I skipped this one, so what are the outputs of a flake? A flake can provide anything, but there are a few well-known outputs, so if they exist, a nix flake check actually requires them to have a certain format,
so for example, the packages attribute must be a set of derivations, so if you put other stuff in it, it will complain. But yeah, so other well-known ones are nix packages overlays, nix with modules, system configurations, ci jobs like hydra jobs, dev shell environments, and so on,
but other than that, you're completely free to have arbitrary outputs, so flakes are just a little bit of a wrapper around your nix expressions. Yeah, let me also still mention that there's some basic flake support in nix OS,
that's really nice, because it used to be very annoying in nix OS, if you want to pull in something that's not in the nix packages repository, there's not a super easy way to do it, but now you can, so for example, here's a nix OS configuration for a hydra server,
so I just say, well, I need hydra as an input, and then in my modules they say hydra.nixosmodules.hydra, and it just works. And this for the first time also allows us to get rid of things like hydra in nix packages,
so it was always very embarrassing in nix, that if you have a nix-based project, so something that has a nix expression or a nix OS module, it was very hard to actually ship that in nix packages, because we had to actually reproduce all that stuff in nix packages, so nix packages has an outdated clone of the nix OS module for hydra,
so that's not a very nice approach, so now we can just get rid of these things, and you can just use the hydra flake directly, or for that matter, the nix flake, so if you want the bleeding edge of nix, then these two lines are all you need to do,
you just pull in the nix overlay from the nix flake. Alright, so there is an RFC, so none of what I described here is actually in nix master, and none of it is set in stone,
so all of this is subject to change, or maybe we'll throw it away, we decide it's a bad idea, but hopefully not. But yeah, so you can play with it, so I'm very interested in feedback, and I think that's it. Questions?
Hi, so I'm curious,
clamping down on impurities seems to remove a really important lever for injecting authorization to get private stuff, like what's the story for that? Yeah, so basically that should just work, so for example for GitHub,
so currently flakes have, I mean flakes are fundamentally agnostic as to how flakes are fetched, but currently they're just Git and GitHub as a sort of transport mechanism, now so Git just uses whatever authentication mechanisms you have,
so it's not executed by the daemon, all that fetching, so it's just run as your normal user account, so it can use your SSH keys or whatever. For GitHub, I think we have some configuration setting where you can configure access tokens,
so you can use that for fetching private repos. So yeah, so this is a use case that we're aware of, because actually so Target, the customer that funded this, of course they have all these internal repos, so yeah, that's something that needs to work. Okay, cool.

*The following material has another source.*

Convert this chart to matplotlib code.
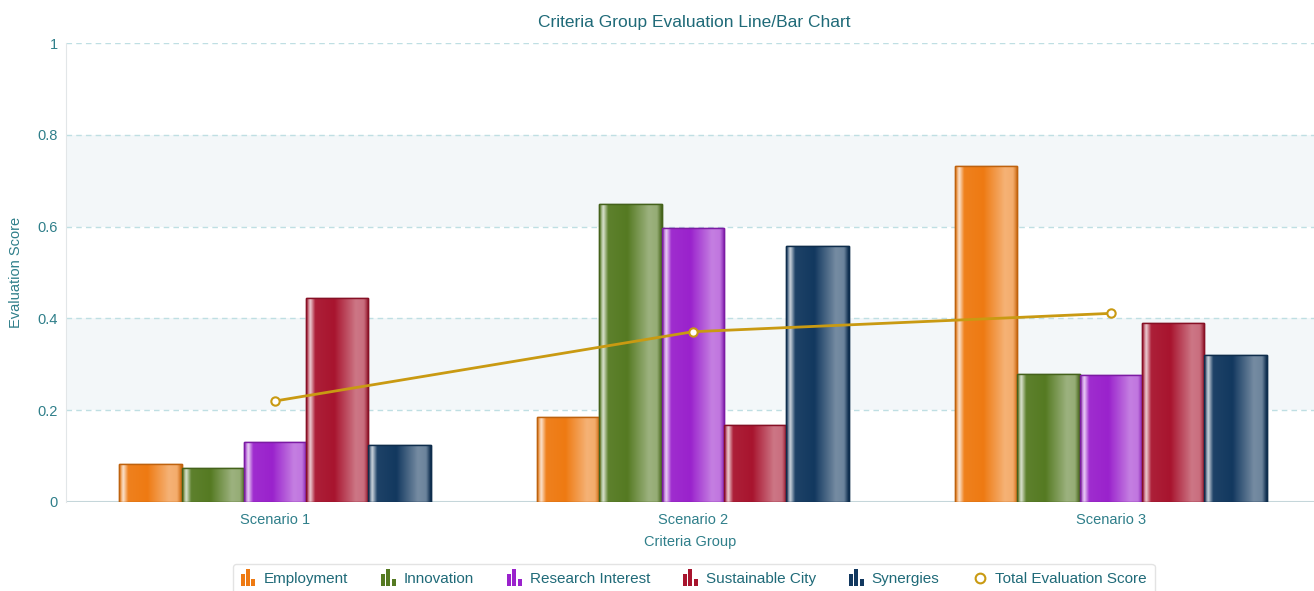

Hi, how can we try this out? So there is a nixflakes attribute in nix packages, so you can set, in nix you can set config.nix.package to nixflakes, you get a nixflakes-enabled system,
or you can do nix run nixflakes from nix packages. The caveat that the one on release 1909 is currently sort of broken, because a few days ago GitHub changed their,
well, the ETags that they're serving for their archives, so I was abusing the fact that their ETags were actually Git revisions, and I had no reason to actually assume that that would always be the case, and that stopped being the case a few days ago. So I fixed that, but that's not on release 1909 yet,
so I'll have to backport that. We have some necessary impurities, like the current system, how are you handling this, like AR64 or x8664, it's an impurity,
but it's like a requirement to work. How are you handling it as a reproducible manner? I didn't actually see the... I think the question was about multiplatform support, right?
Yeah. Yeah, yeah, yeah, so I hoped you wouldn't ask that. So until last week or so, it didn't actually have multiplatform support, so the problem here is that you need to somehow pass in the system argument, well, you need to...

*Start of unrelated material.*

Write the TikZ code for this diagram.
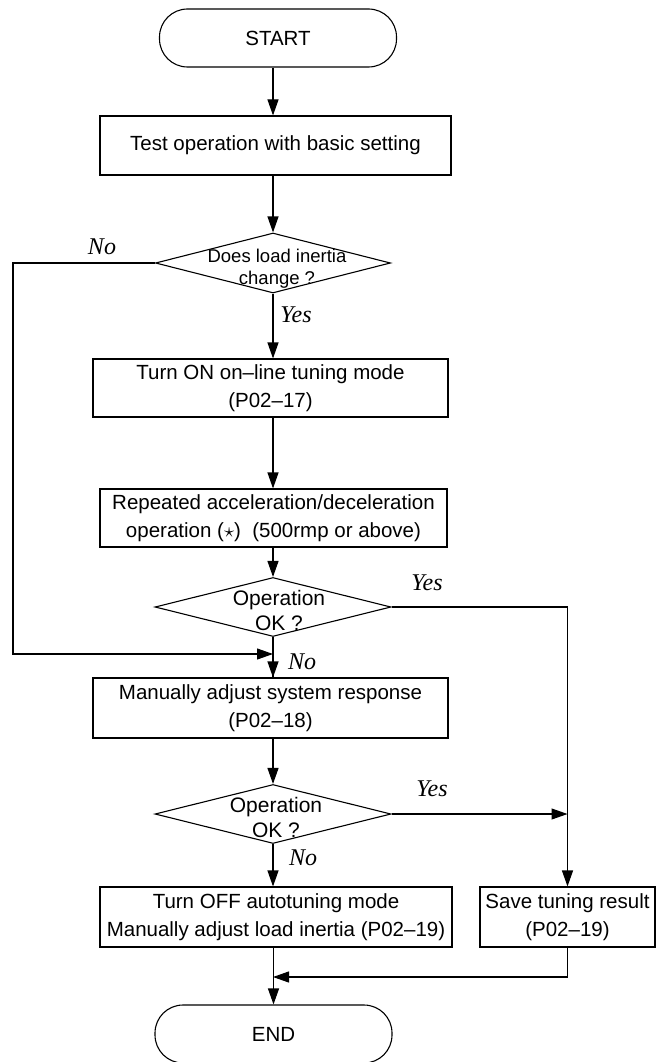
\documentclass[tikz,border=0pt]{standalone}
\usepackage{fontspec}
\setmainfont{Liberation Sans}
\newfontfamily\ynfont{Liberation Serif}
\usetikzlibrary{arrows.meta,shapes.geometric}

\begin{document}
\begin{tikzpicture}[x=1pt,y=-1pt,line width=1.1pt,
  box/.style={draw,rectangle,inner sep=0pt,align=center,font=\fontsize{20.5}{28}\selectfont},
  term/.style={draw,rectangle,rounded corners=28pt,inner sep=0pt,minimum width=237pt,minimum height=58pt,font=\fontsize{20.5}{28}\selectfont},
  decision/.style={draw,diamond,inner sep=0pt,minimum width=236pt,minimum height=59pt},
  qtext/.style={align=center,font=\fontsize{21}{25}\selectfont},
  yn/.style={font=\fontsize{24}{24}\selectfont\ynfont\itshape},
  arr/.style={-{Triangle[length=16pt,width=11pt]}}]
\useasboundingbox (0,0) rectangle (658,1062);

\node[term] (start) at (278,38) {START};
\node[box,minimum width=351pt,minimum height=59pt] (basic) at (275.5,145.5) {Test operation with basic setting};

\node[decision,minimum width=235pt,minimum height=60pt] (q1) at (273,263) {};
\node[align=center,font=\fontsize{18.5}{22}\selectfont] (q1txt) at (277,269) {Does load inertia\\change ?};

\node[box,minimum width=355pt,minimum height=58pt] (online) at (270.5,388) {Turn ON on\textendash line tuning mode\\(P02\textendash 17)};
\node[box,minimum width=347pt,minimum height=58pt] (accel) at (273.5,518) {Repeated acceleration/deceleration\\operation ($\star$)\ \ (500rmp or above)};

\node[decision] (q2) at (273,607) {};
\node[qtext] (q2txt) at (279,610.5) {Operation\\OK ?};

\node[box,minimum width=355pt,minimum height=60pt] (manual) at (270.5,708) {Manually adjust system response\\(P02\textendash 18)};

\node[decision] (q3) at (273,814) {};
\node[qtext] (q3txt) at (276,817.5) {Operation\\OK ?};

\node[box,minimum width=352pt,minimum height=60pt] (off) at (276,917) {Turn OFF autotuning mode\\Manually adjust load inertia (P02\textendash 19)};
\node[box,minimum width=175pt,minimum height=60pt] (save) at (567.5,917) {Save tuning result\\(P02\textendash 19)};

\node[term] (finish) at (273.5,1034) {END};

\coordinate (loopin) at (13,654);
\coordinate (join) at (273,977);

\node[yn] (no1) at (102,247) {No};
\node[yn] (yes1) at (296,315) {Yes};
\node[yn] (yes2) at (427,583) {Yes};
\node[yn] (no2) at (302,662) {No};
\node[yn] (yes3) at (432,789) {Yes};
\node[yn] (no3) at (303,858) {No};

\draw[arr] (start.south -| q1) -- (q1 |- basic.north);
\draw[arr] (basic.south -| q1) -- (q1.north);
\draw[arr] (q1.south) -- (q1.south |- online.north);
\draw[arr] (online.south -| q2) -- (q2 |- accel.north);
\draw[arr] (accel.south -| q2) -- (q2.north);
\draw (q2.south) -- (q2.south |- manual.north);
\draw[arr] (loopin -| q2) -- (q2 |- manual.north);
\draw[arr] (q1.west) -| (loopin) -- (loopin -| q2);
\draw[arr] (manual.south -| q3) -- (q3.north);
\draw[arr] (q3.south) -- (q3.south |- off.north);
\draw[arr] (q2.east) -| (save.north);
\draw[arr] (q3.east) -- (q3.east -| save);
\draw[arr] (finish |- off.south) -- (finish.north);
\draw[arr] (save.south) |- (join);
\end{tikzpicture}
\end{document}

OK, so flakes want to be completely reproducible, and if you pass in something like a system argument as a function argument to the flake, then it would, well, it would be sort of reproducible, but it would no longer be innumerable, so you wouldn't be able to ask a flake what its contents are anymore.

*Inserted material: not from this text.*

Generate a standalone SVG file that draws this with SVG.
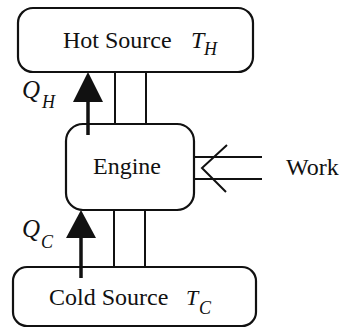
<svg xmlns="http://www.w3.org/2000/svg" width="342" height="330" viewBox="0 0 342 330">
<style>
.box{fill:#fff;stroke:#111;stroke-width:2.2}
.ln{stroke:#111;stroke-width:2;fill:none}
.t{font-family:"Liberation Serif","Times New Roman",serif;font-size:24px;fill:#111}
.i{font-family:"Liberation Serif","Times New Roman",serif;font-style:italic;fill:#111}
</style>
<rect width="342" height="330" fill="#fff"/>
<g id="connectors">
<line class="ln" x1="115" y1="72" x2="115" y2="124"/>
<line class="ln" x1="146" y1="72" x2="146" y2="124"/>
<line class="ln" x1="114" y1="210" x2="114" y2="267"/>
<line class="ln" x1="145" y1="210" x2="145" y2="267"/>
<line class="ln" x1="194" y1="157" x2="262" y2="157"/>
<line class="ln" x1="194" y1="179" x2="262" y2="179"/>
<polyline class="ln" points="227,145 202,168 226,192"/>
</g>
<g id="hot">
<rect class="box" x="18" y="8" width="235" height="64" rx="15"/>
<text class="t" x="63" y="48">Hot Source</text>
<text class="i" x="191" y="48" font-size="24">T</text>
<text class="i" x="204" y="55" font-size="18">H</text>
</g>
<g id="engine">
<rect class="box" x="66" y="124" width="128" height="86" rx="17"/>
<text class="t" x="93" y="174">Engine</text>
</g>
<g id="cold">
<rect class="box" x="13" y="267" width="243" height="59" rx="14"/>
<text class="t" x="49" y="305" font-size="25">Cold Source</text>
<text class="i" x="186" y="305" font-size="22">T</text>
<text class="i" x="199" y="314" font-size="18">C</text>
</g>
<g id="heat-arrows">
<line x1="88" y1="135" x2="88" y2="98" stroke="#111" stroke-width="3.5"/>
<polygon points="88,72 73,102 103,102" fill="#111"/>
<line x1="81" y1="278" x2="81" y2="234" stroke="#111" stroke-width="3.5"/>
<polygon points="81,210 66,238 96,238" fill="#111"/>
</g>
<g id="labels">
<text class="i" x="22" y="98" font-size="25">Q</text>
<text class="i" x="42" y="108" font-size="18">H</text>
<text class="i" x="22" y="237" font-size="25">Q</text>
<text class="i" x="41" y="248" font-size="18">C</text>
<text class="t" x="286" y="175">Work</text>
</g>
</svg>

And also passing in function arguments would open the door to all sorts of configuration, and then before you know it, you need a readme.md again to figure out how to build it, so I might still do that in the future,
so maybe this is the most practical way to just have a system function argument there, but for now what I've done is, so the next command will just evaluate packages.currentSystem, so it's up to the flake to decide which platforms it supports,
so this particular flake, so it doesn't actually look like this in the real world, it's written a bit more general, so it emits attributes for every platform that it supports, so that's a little bit more verbose, that's a line of code per output, but it's not too bad,
so it's the responsibility of the flake to actually say what it supports, now you could say that's a little bit nasty, because it means you cannot build the flake on platforms that the flake offered didn't choose to support, but sort of in the flake philosophy the solution to that would always be to
create another flake that pulls in the original flake, and for instance uses its overlay to instantiate that package for whatever architecture, or maybe even cross-compiled architecture you're interested in, so the package's output here is only something for the NIC CLI,
and things like overlays or modules would work on any platform, well I mean they would evaluate on any platform whether they work is another question, but yeah, so this is still a bit where we have to experiment about what the best approach is.
So we only have time for one more question, and I think it was... Hi, thanks for the talk, it was a feature we were all waiting for. The question I have, when you were talking about Hydra, and when you have the reproducible builds where you can click and you get the command,
so the question is what if you have, so this NIC's homepage depends on multiple other flakes, and when you specify the build, this doesn't pin the other flakes,
which are not kind of under your control, isn't that not reproducible then? So the lock file... To kind of lock file recursively for all the flakes that you also depend on. Well, so it's actually not done recursively, the top level flake.lock file locks all the dependencies,
also the transitive dependencies, so it would look at the flake.lock file of the NIC's homepage repository, and that locks everything, so not just the top level thing, but also the transitive ones. So you have to have flake.lock files always? Yes, exactly, so what that doesn't do is if you want Hydra to be testing,
well to do actual integration tests, so to build NIC's homepage against the latest version of those dependencies, you currently cannot do that, because it would require Hydra to update the flake.lock file, which in itself wouldn't be the problem, but then it would have to register that flake.lock file somewhere
to make it reproducible by user, so it would have to store it in the database, so I mean that's not an unsolvable problem obviously, but I haven't done that yet. Alright, thank you.